Although the Cavaliers rebounded to win the WPIAL’s third-place match, beat Canon-McMillan in a rematch at the PIAA team tournament and earned a top-six finish in the state, they didn’t get their goal of a WPIAL title that year. That’s fresh in the mind of Kiski Area’s seniors as the No. 1 Cavaliers prepare for the WPIAL semifinals, where they will face — coincidently enough — No. 4 Canon-McMillan at 4 p.m. Saturday at Norwin. The winner advances to the 6 p.m. championship match against either No. 2 Seneca Valley or No. 6 Waynesburg.

“We were going in there thinking we were going to roll into the finals, wrestle Belle Vernon,” senior Cam Connor recalled earlier this week. “First match, it was like a 12-point swing … and I think from there, everyone was just bummed out because that’s a huge swing.

“That definitely (stunk). I don’t want to lose again in the semis.”

That 2016 defeat represents Kiski Area’s last disappointment in the WPIAL postseason.

The Cavaliers won the championship each of the past two seasons, giving them four overall, and come into Saturday as the favorite for a three-peat.

“I don’t feel like our guys feel like they have a lot of pressure, that they have to win, that they can’t have an off match,” Kiski Area coach Chris Heater said. “These guys really love to compete, and every opportunity to do that and get out there on the mat and prove themselves, they really seem to look forward to that.

“I don’t really see any panic or any stress. I know before guys go out, there’s an excited nervous kind of (feeling), but I think these guys know they can count on each other.”

The Cavaliers went into the season with the motto “Unfinished Business,” and that idea drives the team as it seeks to become the first Class AAA team to win three straight championships since Canon-McMillan won four from 2010-13.

“We have to carry on the legacy,” senior Darren Miller said. “At least I feel like I do, being here (and) winning the last two titles during my high school career. I feel like we have to carry that on and get a third one.

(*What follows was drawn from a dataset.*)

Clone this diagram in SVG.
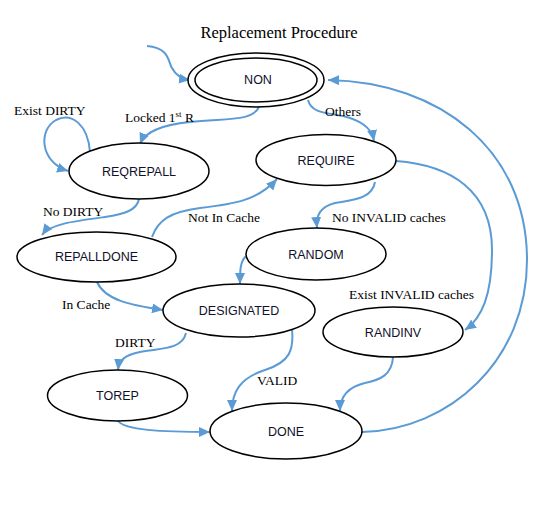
<svg xmlns="http://www.w3.org/2000/svg" width="550" height="508" viewBox="0 0 550 508">
<style>
.node{fill:#fff;stroke:#000;stroke-width:1.5}
.nt{font-family:"Liberation Sans",Arial,sans-serif;font-size:12.5px;fill:#10102a;text-anchor:middle;dominant-baseline:central}
.lb{font-family:"Liberation Serif","Times New Roman",serif;font-size:13.5px;fill:#000}
.title{font-family:"Liberation Serif","Times New Roman",serif;font-size:16.5px;fill:#000;text-anchor:middle}
.edge{fill:none;stroke:#5B9BD5;stroke-width:2}
</style>
<defs>
<marker id="ah" markerUnits="userSpaceOnUse" markerWidth="12" markerHeight="10" refX="11" refY="5" orient="auto">
<path d="M0,0 L11,5 L0,10 Z" fill="#5B9BD5"/>
</marker>
</defs>
<rect width="550" height="508" fill="#fff"/>
<text class="title" x="279" y="38">Replacement Procedure</text>
<g id="connectors">
<path class="edge" marker-end="url(#ah)" d="M147,46 C170,48 168,62 172,68 C176,76 182,79 190,80"/>
<path class="edge" marker-end="url(#ah)" d="M259,107 C252,122 225,118 190,122 C160,125 145,132 140,144"/>
<path class="edge" marker-end="url(#ah)" d="M90,152 C88,125 72,112 56,120 C38,130 40,162 68,171"/>
<path class="edge" marker-end="url(#ah)" d="M308,100 C312,115 330,112 350,118 C365,123 372,130 374,141"/>
<path class="edge" marker-end="url(#ah)" d="M139,199 C137,210 125,214 105,217 C75,221 50,224 42,235"/>
<path class="edge" marker-end="url(#ah)" d="M152,237 C158,220 170,212 200,208 C235,204 258,200 277,179"/>
<path class="edge" marker-end="url(#ah)" d="M375,182 C372,200 350,200 335,203 C320,207 316,215 317,228"/>
<path class="edge" marker-end="url(#ah)" d="M396,161 C450,165 492,190 492,250 C492,295 482,318 465,330"/>
<path class="edge" marker-end="url(#ah)" d="M362,432 C450,430 527,360 527,260 C527,150 440,82 328,80"/>
<path class="edge" marker-end="url(#ah)" d="M246,256 C240,262 240,270 240,284"/>
<path class="edge" marker-end="url(#ah)" d="M97,282 C105,300 130,305 163,310"/>
<path class="edge" marker-end="url(#ah)" d="M186,333 C182,350 160,348 140,352 C125,355 119,360 118,370"/>
<path class="edge" marker-end="url(#ah)" d="M292,329 C294,350 290,362 265,370 C240,378 232,392 232,411"/>
<path class="edge" marker-end="url(#ah)" d="M393,357 C392,375 380,380 365,383 C348,387 340,396 340,411"/>
<path class="edge" marker-end="url(#ah)" d="M118,421 C125,430 160,432 210,432"/>
</g>
<g id="labels">
<text class="lb" x="14" y="115">Exist DIRTY</text>
<text class="lb" x="125" y="122">Locked 1<tspan font-size="9" dy="-5">st</tspan><tspan dy="5"> R</tspan></text>
<text class="lb" x="325" y="116">Others</text>
<text class="lb" x="43" y="216">No DIRTY</text>
<text class="lb" x="188" y="222">Not In Cache</text>
<text class="lb" x="332" y="222">No INVALID caches</text>
<text class="lb" x="62" y="309">In Cache</text>
<text class="lb" x="349" y="299">Exist INVALID caches</text>
<text class="lb" x="115" y="347">DIRTY</text>
<text class="lb" x="257" y="385">VALID</text>
</g>
<g id="NON">
<ellipse class="node" cx="256" cy="80" rx="68" ry="27"/>
<ellipse class="node" cx="256" cy="80" rx="61" ry="22"/>
<text class="nt" x="258" y="80">NON</text>
</g>
<g id="REQREPALL">
<ellipse class="node" cx="139" cy="171" rx="70" ry="28"/>
<text class="nt" x="139" y="172">REQREPALL</text>
</g>
<g id="REQUIRE">
<ellipse class="node" cx="326" cy="160" rx="70" ry="25.5"/>
<text class="nt" x="326" y="161">REQUIRE</text>
</g>
<g id="REPALLDONE">
<ellipse class="node" cx="96.5" cy="257" rx="79.5" ry="25"/>
<text class="nt" x="96.5" y="257">REPALLDONE</text>
</g>
<g id="RANDOM">
<ellipse class="node" cx="316" cy="254" rx="70" ry="26"/>
<text class="nt" x="316" y="255">RANDOM</text>
</g>
<g id="DESIGNATED">
<ellipse class="node" cx="239" cy="310.5" rx="76" ry="26.5"/>
<text class="nt" x="239" y="311">DESIGNATED</text>
</g>
<g id="RANDINV">
<ellipse class="node" cx="393" cy="332" rx="70" ry="25"/>
<text class="nt" x="393" y="333">RANDINV</text>
</g>
<g id="TOREP">
<ellipse class="node" cx="117.5" cy="395.5" rx="70" ry="25.5"/>
<text class="nt" x="117.5" y="396">TOREP</text>
</g>
<g id="DONE">
<ellipse class="node" cx="286" cy="431" rx="76" ry="28"/>
<text class="nt" x="286" y="432">DONE</text>
</g>
</svg>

“You can’t be content with where you are. You have to keep pushing. We want the title. If you keep telling yourself that enough and keep working enough, it should come.”

In a classification that sees a fair amount of shakeup, Kiski Area stands out for its consistency.

The Cavaliers’ WPIAL postseason streak dates to 1990. They won team titles in 1997, ’03, ’18 and ’19 and finished as runners-up in ’00, ’01, ’05 and ’10.

The stability begins at the top, as Chuck Tursky coached Kiski Area from 1987-2015, winning a WPIAL-record 505 matches, before shifting to an assistant role.

Heater, Kiski Area’s top assistant since 1992, took over the No. 1 job when Tursky stepped down.

“We’ve all been doing this for a long time,” Heater said. “Things we would maybe stress over or panic over before or get uptight about before, we don’t anymore. It’s just being consistent with the message, with the technique, just trying to keep the kids’ focus. We look at what’s in front of us. … Obviously, the big picture is there, but if we just take it one piece at a time, then it’s not so big.”

Heater also credited the work the wrestlers put in, both in and out of season. Kiski Area traditionally goes to a team camp each summer, and the work ramps up once the season starts.

“I think we had Sunday off this week, but every day that we don’t have a match, we’re in here two hours, two hours and 15 minutes,” senior Troy Kuhn said. “However long we’re in here, we’re in here working. That’s just what it is.”

Kiski Area hopes its hard work gets rewarded Saturday with another title.

“This is my last year and my last go at it, so I just want to finish on top like I have the last two years,” Connor said. “I don’t want to lose because that feeling (stinks), and winning WPIALs is just a big deal. It’s awesome, and it’s something to look back on as something our team accomplished. It’d just be awesome to win again.”